Calcutta, May 18: Ratan Tata said today that his aim was still to turn out the small car at a price of Rs 1 lakh, which he had announced some three years ago, and that it will be another two years before the vehicles actually roll out.

With chief minister Buddhadeb Bhattacharjee, and surrounded by top group executives, he said Tata Motors had decided to locate the project at Singur in Hooghly. Telcon, a subsidiary of the company, will set up an earth-moving equipment plant at Kharagpur.

For the first time, Tata revealed some details about the car that some are sceptical about. “It will be a four-door, four-seater car with the engine at the rear. We have frozen the design. The prototype is ready at Pune. We will start the commercialisation process here in Bengal,” he said.

It will be marketed in both petrol and diesel versions.

The project, to be spread over 700 acres with another 300 kept aside for ancillary production, will create 10,000 jobs, direct and indirect.

“We have come to believe that Bengal is the most investor-friendly state in the country. Someone had to turn that belief into reality. The investment is a reflection that the Tata group has faith in the investment climate and the government of Bengal,” Tata said.

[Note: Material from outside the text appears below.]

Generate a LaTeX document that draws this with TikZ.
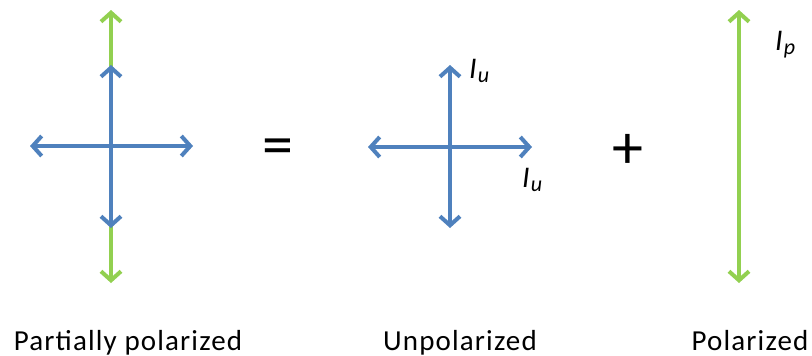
\documentclass[tikz,border=0pt]{standalone}
\usepackage{fontspec}
\setmainfont{Carlito}
\usetikzlibrary{arrows.meta}
\definecolor{vblue}{HTML}{4F81BD}
\definecolor{vgreen}{HTML}{92D050}
\tikzset{
  vec/.style={line width=4pt, {Straight Barb[length=9pt,width=20pt,line width=4pt]}-{Straight Barb[length=9pt,width=20pt,line width=4pt]}},
  bluevec/.style={vec, draw=vblue},
  greenvec/.style={vec, draw=vgreen},
  caption/.style={font=\fontsize{29}{31}\selectfont\addfontfeature{LetterSpace=4}, anchor=base, inner sep=0pt},
  sym/.style={font=\fontsize{30}{32}\selectfont\itshape, inner sep=0pt, anchor=base west},
  op/.style={font=\fontsize{62}{64}\selectfont, inner sep=0pt}
}
\newcommand{\Isub}[1]{I\kern1pt\raisebox{-0.3ex}{\fontsize{22}{24}\selectfont #1}}
\begin{document}
\begin{tikzpicture}[x=1pt,y=-1pt]
\useasboundingbox (0,0) rectangle (812,356);
% left cross
\coordinate (lgt) at (111,10);
\coordinate (lgb) at (111,283);
\coordinate (lbt) at (111,65);
\coordinate (lbb) at (111,228);
\coordinate (lbl) at (30,146);
\coordinate (lbr) at (193,146);
\draw[greenvec] (lgt) -- (lgb);
\draw[bluevec] (lbt) -- (lbb);
\draw[bluevec] (lbl) -- (lbr);
% middle cross
\coordinate (mt) at (450,65);
\coordinate (mb) at (450,228);
\coordinate (ml) at (368,147);
\coordinate (mr) at (532,147);
\draw[bluevec] (mt) -- (mb);
\draw[bluevec] (ml) -- (mr);
\node[sym] (iu1) at (469,78) {\Isub{u}};
\node[sym] (iu2) at (522,187) {\Isub{u}};
% right
\coordinate (rt) at (739,10);
\coordinate (rb) at (739,283);
\draw[greenvec] (rt) -- (rb);
\node[sym] (ip) at (775,50) {\Isub{p}};
% operators
\node[op] (eq) at (278,152) {=};
\node[op] (plus) at (628,151) {+};
% captions
\node[caption] (c1) at (128,350) {Partially polarized};
\node[caption] (c2) at (460,350) {Unpolarized};
\node[caption] (c3) at (750,350) {Polarized};
\end{tikzpicture}
\end{document}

Bhattacharjee, who let Tata do the talking, was modest. Asked what is expected of the government in the next five years, he said: “I will only try to be a performer.”

His performance before the media was consummate. As Mrinal Sen, the film director, told him at the swearing-in: “You’re glowing.”

Videocon group chairman Venugopal Dhoot was the second harbinger of good news for the chief minister. He announced two projects ? a Rs 800-crore IT park and a Rs 100-crore LCD television set manufacturing unit.

“This will be India’s first LCD television. We will use Japanese technology for this project. We intend to start production by April 2007,” Dhoot said after meeting Bhattacharjee at Writers’ Buildings.

He said the Japanese technology Videocon intended to borrow was the “latest”. A team of experts from Japan will land in the city on May 24 to do the groundwork.

The company will also build an IT park adjacent to its factory at Salt Lake. “Over the next two years, we will develop around 40 lakh square feet of space and sell floor space to IT companies. Once fully functional, 25,000 employees will work at this IT park,” Dhoot said.

IT industry sources expressed doubts if the investment would be that high. “It’s not possible to have 40 lakh square feet on the spare land they have ? not even if they build a 30-storey building. For a park of the size they have announced, the maximum investment can be Rs 300 crore,” said one.